Suggestion: VCF Output Formatting for RTG #19

Closed holtjma closed 4 years ago

holtjma commented 4 years ago

Hello, I'm currently testing MapCaller and using RTG vcfeval to evaluate it. Unfortunately, it doesn't work out-of-the-box due to using an unexpected VCF format. Here is the exact error message I'm receiving:

Error: Invalid VCF header. VCF header missing Number declaration on line:##INFO=<ID=TYPE,Type=String,Description="The type of allele, either SUBSTITUTE, INSERT, DELETE, or BND.">

I suspect (by viewing the VCF) that there will be other issues as well such as the location of the GT field (it's under INFO instead of a sample) that will also cause evaluation tools like RTG to fail.

hsinnan75 commented 4 years ago

Could you please show me how you modified the headers of MapCaller's VCF for evaluation?

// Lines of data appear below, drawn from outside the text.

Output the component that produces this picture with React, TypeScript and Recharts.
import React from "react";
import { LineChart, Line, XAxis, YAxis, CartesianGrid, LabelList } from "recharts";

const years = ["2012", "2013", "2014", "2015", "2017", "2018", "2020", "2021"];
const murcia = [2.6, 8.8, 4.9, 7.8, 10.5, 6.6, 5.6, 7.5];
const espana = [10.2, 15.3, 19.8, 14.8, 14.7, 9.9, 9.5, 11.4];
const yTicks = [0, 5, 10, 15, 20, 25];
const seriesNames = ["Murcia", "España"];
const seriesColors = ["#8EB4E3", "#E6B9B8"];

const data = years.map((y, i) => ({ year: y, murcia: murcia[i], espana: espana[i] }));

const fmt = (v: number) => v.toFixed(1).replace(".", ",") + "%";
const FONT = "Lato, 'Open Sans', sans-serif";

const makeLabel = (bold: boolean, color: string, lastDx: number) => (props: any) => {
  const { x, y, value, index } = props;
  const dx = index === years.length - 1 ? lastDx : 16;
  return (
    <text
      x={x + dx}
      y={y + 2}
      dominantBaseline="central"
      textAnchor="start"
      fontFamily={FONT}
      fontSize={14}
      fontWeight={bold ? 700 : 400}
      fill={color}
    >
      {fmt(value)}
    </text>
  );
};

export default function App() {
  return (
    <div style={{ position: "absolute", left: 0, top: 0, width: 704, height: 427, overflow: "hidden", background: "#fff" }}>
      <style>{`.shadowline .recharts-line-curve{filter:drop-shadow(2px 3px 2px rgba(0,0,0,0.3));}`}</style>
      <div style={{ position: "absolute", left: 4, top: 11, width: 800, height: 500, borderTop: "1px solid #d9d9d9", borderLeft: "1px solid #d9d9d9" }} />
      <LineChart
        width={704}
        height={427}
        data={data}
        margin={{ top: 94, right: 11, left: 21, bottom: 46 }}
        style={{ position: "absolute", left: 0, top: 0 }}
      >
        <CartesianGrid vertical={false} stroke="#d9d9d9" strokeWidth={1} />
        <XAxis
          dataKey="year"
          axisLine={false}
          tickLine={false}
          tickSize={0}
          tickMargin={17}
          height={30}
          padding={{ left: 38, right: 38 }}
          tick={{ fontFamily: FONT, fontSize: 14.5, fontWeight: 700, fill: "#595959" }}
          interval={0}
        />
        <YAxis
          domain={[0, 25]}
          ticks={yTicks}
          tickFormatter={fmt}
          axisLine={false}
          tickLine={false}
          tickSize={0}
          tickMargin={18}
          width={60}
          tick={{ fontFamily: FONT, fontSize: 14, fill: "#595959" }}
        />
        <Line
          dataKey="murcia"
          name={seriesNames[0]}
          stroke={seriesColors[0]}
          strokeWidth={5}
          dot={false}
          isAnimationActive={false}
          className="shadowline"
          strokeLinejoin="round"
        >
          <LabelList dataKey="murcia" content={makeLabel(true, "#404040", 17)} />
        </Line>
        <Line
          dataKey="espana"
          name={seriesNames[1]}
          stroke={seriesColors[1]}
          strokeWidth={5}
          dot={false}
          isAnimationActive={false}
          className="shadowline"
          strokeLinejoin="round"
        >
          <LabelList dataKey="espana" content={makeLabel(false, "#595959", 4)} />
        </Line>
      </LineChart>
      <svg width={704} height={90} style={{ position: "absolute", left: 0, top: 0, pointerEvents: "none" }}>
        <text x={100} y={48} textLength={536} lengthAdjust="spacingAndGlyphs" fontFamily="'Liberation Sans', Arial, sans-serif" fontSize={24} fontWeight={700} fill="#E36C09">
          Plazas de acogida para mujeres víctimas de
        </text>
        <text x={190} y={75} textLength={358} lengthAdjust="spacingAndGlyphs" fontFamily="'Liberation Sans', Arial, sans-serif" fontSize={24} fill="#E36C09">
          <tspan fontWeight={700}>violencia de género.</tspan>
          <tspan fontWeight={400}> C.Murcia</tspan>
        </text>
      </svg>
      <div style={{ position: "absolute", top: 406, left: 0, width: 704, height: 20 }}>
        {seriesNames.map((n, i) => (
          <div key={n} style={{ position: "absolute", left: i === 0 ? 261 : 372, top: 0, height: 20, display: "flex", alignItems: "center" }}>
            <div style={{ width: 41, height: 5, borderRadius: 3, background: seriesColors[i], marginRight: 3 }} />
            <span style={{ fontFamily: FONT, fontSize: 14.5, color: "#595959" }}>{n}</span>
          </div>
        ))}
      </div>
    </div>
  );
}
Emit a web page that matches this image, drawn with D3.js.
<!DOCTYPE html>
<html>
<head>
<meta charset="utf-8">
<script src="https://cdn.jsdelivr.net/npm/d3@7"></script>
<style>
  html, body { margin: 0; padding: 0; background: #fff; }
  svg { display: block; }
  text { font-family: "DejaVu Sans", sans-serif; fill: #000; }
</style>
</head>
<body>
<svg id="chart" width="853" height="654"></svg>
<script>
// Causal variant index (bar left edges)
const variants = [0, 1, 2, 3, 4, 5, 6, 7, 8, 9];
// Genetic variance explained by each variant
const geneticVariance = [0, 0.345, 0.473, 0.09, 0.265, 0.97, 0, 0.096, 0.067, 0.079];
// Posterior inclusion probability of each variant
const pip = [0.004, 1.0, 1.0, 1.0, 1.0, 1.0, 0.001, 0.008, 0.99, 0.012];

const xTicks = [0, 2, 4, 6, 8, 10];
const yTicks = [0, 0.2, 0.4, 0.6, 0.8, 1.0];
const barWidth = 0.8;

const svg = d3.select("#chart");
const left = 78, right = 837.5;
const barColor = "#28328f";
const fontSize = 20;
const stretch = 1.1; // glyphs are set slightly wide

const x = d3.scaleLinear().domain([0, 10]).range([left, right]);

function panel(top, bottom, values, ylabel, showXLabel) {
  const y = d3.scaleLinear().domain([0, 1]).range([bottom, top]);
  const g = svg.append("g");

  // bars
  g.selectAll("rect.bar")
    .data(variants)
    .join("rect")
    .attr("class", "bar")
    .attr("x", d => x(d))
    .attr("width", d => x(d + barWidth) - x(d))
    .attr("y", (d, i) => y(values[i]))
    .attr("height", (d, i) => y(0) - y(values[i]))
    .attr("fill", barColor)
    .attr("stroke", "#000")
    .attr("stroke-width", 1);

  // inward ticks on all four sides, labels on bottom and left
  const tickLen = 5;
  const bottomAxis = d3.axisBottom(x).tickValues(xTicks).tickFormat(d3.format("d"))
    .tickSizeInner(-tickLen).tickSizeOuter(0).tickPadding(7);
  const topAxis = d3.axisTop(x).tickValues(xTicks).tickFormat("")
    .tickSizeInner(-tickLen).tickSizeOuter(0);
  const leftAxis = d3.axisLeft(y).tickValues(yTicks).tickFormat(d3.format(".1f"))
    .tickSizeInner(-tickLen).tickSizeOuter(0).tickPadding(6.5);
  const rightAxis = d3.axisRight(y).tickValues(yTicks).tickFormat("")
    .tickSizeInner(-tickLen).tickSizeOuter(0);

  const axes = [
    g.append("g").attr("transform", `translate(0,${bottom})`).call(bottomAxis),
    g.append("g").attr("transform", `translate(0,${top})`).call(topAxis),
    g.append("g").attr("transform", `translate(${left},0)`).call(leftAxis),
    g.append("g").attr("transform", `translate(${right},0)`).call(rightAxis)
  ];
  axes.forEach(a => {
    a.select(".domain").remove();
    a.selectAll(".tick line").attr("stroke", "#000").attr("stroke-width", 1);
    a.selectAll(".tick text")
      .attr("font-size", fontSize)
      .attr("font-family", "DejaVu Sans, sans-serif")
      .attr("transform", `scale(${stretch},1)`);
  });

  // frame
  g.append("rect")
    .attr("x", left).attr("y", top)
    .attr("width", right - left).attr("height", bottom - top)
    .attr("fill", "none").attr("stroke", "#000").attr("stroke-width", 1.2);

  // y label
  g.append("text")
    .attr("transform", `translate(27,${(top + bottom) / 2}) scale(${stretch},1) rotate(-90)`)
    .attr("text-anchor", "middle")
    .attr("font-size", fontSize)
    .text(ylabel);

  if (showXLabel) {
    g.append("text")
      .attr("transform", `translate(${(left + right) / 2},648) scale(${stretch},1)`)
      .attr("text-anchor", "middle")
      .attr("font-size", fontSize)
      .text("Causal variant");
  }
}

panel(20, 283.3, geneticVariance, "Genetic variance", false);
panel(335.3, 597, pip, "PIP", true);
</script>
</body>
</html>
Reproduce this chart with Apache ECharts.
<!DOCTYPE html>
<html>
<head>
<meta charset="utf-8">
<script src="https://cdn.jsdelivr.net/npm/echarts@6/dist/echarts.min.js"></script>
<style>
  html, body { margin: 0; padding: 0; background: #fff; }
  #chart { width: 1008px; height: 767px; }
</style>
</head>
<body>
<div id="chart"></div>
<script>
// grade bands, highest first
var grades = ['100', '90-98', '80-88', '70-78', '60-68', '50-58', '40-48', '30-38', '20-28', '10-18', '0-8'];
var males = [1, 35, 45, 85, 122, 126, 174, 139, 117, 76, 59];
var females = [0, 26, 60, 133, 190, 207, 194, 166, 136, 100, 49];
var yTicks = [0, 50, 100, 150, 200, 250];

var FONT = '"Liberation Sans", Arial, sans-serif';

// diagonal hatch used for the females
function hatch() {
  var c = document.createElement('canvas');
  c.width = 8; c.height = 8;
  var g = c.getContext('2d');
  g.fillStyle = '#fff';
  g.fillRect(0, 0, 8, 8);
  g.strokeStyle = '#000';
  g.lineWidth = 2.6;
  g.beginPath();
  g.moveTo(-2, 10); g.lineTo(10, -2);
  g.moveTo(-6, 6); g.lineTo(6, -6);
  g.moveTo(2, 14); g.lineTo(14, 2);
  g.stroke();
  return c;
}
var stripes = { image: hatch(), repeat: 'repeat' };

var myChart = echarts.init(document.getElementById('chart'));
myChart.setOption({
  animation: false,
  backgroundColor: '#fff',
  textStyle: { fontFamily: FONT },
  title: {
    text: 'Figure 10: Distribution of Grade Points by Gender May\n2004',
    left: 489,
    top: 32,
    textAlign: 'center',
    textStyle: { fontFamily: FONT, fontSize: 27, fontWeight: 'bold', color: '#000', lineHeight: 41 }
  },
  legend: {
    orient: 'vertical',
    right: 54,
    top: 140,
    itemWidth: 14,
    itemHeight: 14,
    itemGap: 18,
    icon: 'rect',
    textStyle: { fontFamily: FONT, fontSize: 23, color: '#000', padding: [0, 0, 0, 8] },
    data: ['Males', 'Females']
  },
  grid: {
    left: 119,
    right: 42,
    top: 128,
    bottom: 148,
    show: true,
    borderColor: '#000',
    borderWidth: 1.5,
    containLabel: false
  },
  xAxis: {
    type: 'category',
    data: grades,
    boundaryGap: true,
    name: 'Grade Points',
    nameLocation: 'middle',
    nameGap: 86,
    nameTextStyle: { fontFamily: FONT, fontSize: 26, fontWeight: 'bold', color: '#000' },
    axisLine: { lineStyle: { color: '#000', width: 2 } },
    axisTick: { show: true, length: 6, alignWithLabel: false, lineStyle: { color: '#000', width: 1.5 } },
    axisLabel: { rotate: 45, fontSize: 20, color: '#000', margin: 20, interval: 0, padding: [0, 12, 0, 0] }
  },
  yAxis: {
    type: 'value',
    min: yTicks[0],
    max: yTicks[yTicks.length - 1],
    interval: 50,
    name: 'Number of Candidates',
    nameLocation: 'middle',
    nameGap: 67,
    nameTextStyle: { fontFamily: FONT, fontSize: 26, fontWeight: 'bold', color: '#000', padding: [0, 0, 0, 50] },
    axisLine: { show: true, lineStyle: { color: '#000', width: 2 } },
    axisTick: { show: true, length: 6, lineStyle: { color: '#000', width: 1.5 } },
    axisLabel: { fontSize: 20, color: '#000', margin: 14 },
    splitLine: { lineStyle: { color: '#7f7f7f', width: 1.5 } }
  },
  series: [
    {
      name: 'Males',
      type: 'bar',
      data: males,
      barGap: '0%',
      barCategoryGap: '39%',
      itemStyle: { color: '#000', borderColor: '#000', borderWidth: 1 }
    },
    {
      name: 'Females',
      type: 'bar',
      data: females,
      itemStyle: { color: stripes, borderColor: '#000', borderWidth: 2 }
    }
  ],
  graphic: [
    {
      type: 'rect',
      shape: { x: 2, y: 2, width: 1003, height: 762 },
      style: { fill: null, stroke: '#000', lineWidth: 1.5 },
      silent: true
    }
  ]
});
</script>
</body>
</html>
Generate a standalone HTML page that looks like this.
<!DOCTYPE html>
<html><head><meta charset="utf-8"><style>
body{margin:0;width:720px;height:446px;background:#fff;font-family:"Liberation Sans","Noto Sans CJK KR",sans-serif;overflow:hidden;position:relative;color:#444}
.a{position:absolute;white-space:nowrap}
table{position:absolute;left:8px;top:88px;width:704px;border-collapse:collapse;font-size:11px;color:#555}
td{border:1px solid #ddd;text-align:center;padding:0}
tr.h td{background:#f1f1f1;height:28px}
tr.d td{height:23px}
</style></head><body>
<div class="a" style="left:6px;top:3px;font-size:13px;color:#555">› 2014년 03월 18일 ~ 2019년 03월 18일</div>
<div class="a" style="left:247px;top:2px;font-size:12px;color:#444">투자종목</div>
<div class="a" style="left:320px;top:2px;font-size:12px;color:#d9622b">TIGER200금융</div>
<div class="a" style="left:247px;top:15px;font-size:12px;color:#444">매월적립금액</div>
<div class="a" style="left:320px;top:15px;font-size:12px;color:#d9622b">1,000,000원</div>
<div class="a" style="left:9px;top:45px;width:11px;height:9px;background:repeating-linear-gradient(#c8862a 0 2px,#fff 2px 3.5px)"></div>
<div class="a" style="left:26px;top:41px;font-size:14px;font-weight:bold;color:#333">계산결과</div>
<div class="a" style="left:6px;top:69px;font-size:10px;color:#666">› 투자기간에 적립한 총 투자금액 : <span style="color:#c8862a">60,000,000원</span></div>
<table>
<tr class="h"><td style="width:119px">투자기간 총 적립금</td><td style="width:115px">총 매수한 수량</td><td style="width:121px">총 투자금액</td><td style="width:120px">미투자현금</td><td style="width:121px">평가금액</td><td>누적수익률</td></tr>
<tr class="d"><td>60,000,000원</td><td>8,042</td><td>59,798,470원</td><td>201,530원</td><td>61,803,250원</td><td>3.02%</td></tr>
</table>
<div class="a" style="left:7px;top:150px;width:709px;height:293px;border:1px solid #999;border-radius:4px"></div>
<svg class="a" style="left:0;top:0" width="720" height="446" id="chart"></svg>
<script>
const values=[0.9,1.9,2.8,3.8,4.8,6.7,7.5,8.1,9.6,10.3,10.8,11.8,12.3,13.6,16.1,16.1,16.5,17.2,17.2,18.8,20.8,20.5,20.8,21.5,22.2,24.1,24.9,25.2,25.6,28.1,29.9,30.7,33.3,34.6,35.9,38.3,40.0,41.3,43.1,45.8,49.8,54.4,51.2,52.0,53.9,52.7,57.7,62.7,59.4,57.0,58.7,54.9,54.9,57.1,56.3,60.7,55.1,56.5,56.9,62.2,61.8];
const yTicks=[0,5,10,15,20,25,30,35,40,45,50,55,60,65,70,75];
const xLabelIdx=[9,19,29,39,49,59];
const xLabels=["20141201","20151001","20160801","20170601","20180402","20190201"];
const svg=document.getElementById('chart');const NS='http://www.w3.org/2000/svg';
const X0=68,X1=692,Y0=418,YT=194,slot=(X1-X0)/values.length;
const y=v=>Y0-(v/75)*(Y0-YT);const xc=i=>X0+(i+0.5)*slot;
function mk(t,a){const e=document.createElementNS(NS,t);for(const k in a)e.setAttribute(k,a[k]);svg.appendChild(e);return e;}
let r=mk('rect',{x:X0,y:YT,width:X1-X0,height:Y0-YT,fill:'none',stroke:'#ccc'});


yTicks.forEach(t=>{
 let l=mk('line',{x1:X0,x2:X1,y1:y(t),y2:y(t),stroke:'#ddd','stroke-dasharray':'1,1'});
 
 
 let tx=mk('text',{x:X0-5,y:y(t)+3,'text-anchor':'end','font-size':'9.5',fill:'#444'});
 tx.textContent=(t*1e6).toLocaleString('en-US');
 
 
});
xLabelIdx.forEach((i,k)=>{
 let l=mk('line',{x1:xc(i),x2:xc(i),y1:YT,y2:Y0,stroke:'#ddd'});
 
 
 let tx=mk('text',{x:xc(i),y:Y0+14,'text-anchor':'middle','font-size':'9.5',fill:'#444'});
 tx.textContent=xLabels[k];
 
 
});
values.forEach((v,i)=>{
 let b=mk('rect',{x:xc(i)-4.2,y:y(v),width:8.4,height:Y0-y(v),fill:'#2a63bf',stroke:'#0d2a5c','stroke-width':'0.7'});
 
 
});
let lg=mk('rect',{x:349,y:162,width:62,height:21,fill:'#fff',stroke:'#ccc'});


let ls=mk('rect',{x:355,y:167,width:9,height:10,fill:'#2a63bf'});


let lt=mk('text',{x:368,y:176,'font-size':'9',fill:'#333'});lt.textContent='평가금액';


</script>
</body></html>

Thank you!

holtjma commented 4 years ago

Yep, here the python function I threw together to make a VCF file that worked (there are details that would probably need correcting in production). I should note I didn't bother making a GQ field, but that's also something that would generally be good to have for the calls.

def createRTG_VCF(vcfFN, sampleName, outFN):
    '''
    This will read a MapCaller VCF and reformat for RTG. Also strips out BND calls for now.
    @param vcfFN - the filename of the "vcf" made by MapCaller
    @param sampleName - the sample name to use
    @param outFN - the output filename for a reformatted VCF
    '''
    i = 0
    fpi = open(vcfFN, 'r')
    fpo = open(outFN, 'w+')

    for l in fpi:
        if i % 100000 == 0:
            print('Processing line %d...' % (i, ))
        i += 1

        if (l.startswith('##fileformat') or 
            l.startswith('##reference') or
            l.startswith('##source') or 
            l.startswith('##CommandLine') or
            l.startswith('##Contig') or
            l.startswith('##FILTER')):
            fpo.write(l)
        elif l.startswith('##'):
            #print('IGNORE: '+l.rstrip())
            pass
        elif l.startswith('#'):
            #add in all the extra headers here
            fpo.write('##FORMAT=<ID=GT,Number=1,Type=String,Description="Genotype">\n')
            fpo.write('##FORMAT=<ID=DP,Number=1,Type=Integer,Description="Depth">\n')
            fpo.write('##FORMAT=<ID=AD,Number=.,Type=Integer,Description="Allele Depth">\n')
            #CHROM  POS ID  REF ALT QUAL    FILTER  INFO    FORMAT  SL362490
            fpo.write('#'+'\t'.join(['CHROM', 'POS', 'ID', 'REF', 'ALT', 'QUAL', 'FILTER', 'INFO', 'FORMAT', sampleName])+'\n')
        else:
            pieces = l.rstrip().split('\t')
            chrom = pieces[0]
            pos = pieces[1]
            varID = pieces[2]
            ref = pieces[3]
            alt = pieces[4]
            qual = pieces[5]
            filterVal = pieces[6]
            origInfo = pieces[7]
            infoDict = {}
            for subStr in origInfo.split(';'):
                label, value = subStr.split('=')
                infoDict[label] = value

            if infoDict['TYPE'] == 'BND':
                continue

            #now the things we fill in
            infoField = '.'
            formatField = 'GT:DP:AD'
            newGT = infoDict.get('GT', './.').replace('|', '/')
            newDP = infoDict['DP']
            newAD = str(int(infoDict['DP']) - int(infoDict['AD']))+','+infoDict['AD']
            sampleField = ':'.join([newGT, newDP, newAD])

            fpo.write('\t'.join([chrom, pos, varID, ref, alt, qual, filterVal, infoField, formatField, sampleField])+'\n')

    fpo.close()
    fpi.close()